The Minnesota Timberwolves have won three consecutive home games by double figures, and now they’ll try to continue that level of play on the road Monday when they visit the New Orleans Pelicans.
“We needed that,” Timberwolves coach Chris Finch said. “We talked about coming back off that (1-3) road trip and how our season in many ways restarted now. We had to start making up some ground, and get going here and take advantage of the schedule we have here at home. So, guys were very, very locked in and now we just have to maintain that.”
Minnesota was most dominant in the final game of the homestand, routing the Memphis Grizzlies 138-95 Saturday night.
The Wolves’ 42-point lead after three quarters was their largest ever entering the fourth quarter.

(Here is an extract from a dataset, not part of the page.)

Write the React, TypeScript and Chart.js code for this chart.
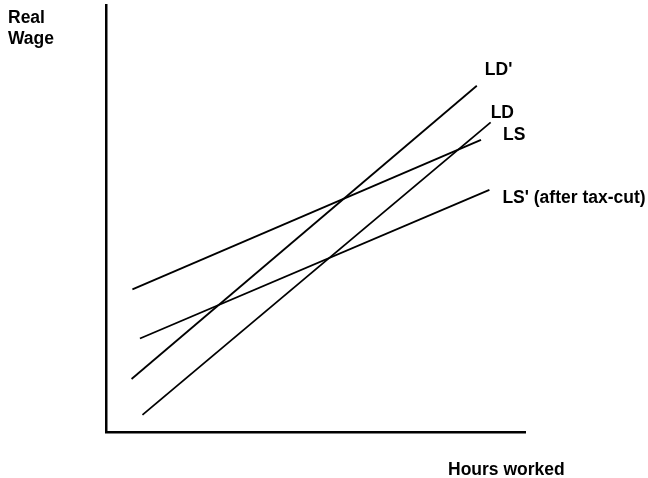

They made 58 percent of their 3-pointers in the first three quarters and 49 percent for the game.
Minnesota had lost eight of nine before this winning streak.
“It was a great week for us, put us right where we want to be as far as in the standings,” forward Jarred Vanderbilt said. “We’re just playing high-level basketball on both ends. Everybody is locked in, everybody is engaged.”
D’Angelo Russell scored 28 points, making nine of 15 shots. Anthony Edwards made his first five 3-pointers and scored 17 of his 23 points in the first quarter.
“The mindset was just to set the tone early, just be the aggressor, be more physical than them from the jump,” Vanderbilt said. “I feel like we did that and it set the tone for the game.
“We’re playing a fun style of basketball where it’s fun to play, fun to watch.”
The Pelicans, meantime, were outscored 38-18 in the third quarter at Indiana to fall behind by 32 points on their way to a 111-94 loss Saturday night.
“We just didn’t come out with the energy and execution that we needed,” Pelicans coach Willie Green said. “I told the guys in order to be a good team, a team that we want to be, we have to win games like this. We have to come in and compete and execute.”
New Orleans was completing a set of back-to-back games after beating the visiting Los Angeles Clippers on Friday.
“We didn’t have the same energy level as the last game,” said Naji Marshall, who scored 14 points off the bench.
Leading scorer Brandon Ingram, who returned Nov. 13 from a seven-game absence due to a hip contusion, didn’t score until the Pelicans were down by 20 points in the second quarter and finished with a season-low 12 points.
“He’s still finding his rhythm,” Green said. “Not scoring as high as he would like, we would like. But I have to do a better job of putting him in a position to score. The defense is loaded up on him. We’ll take a look at it in the next couple of days and try to open up the floor for him.”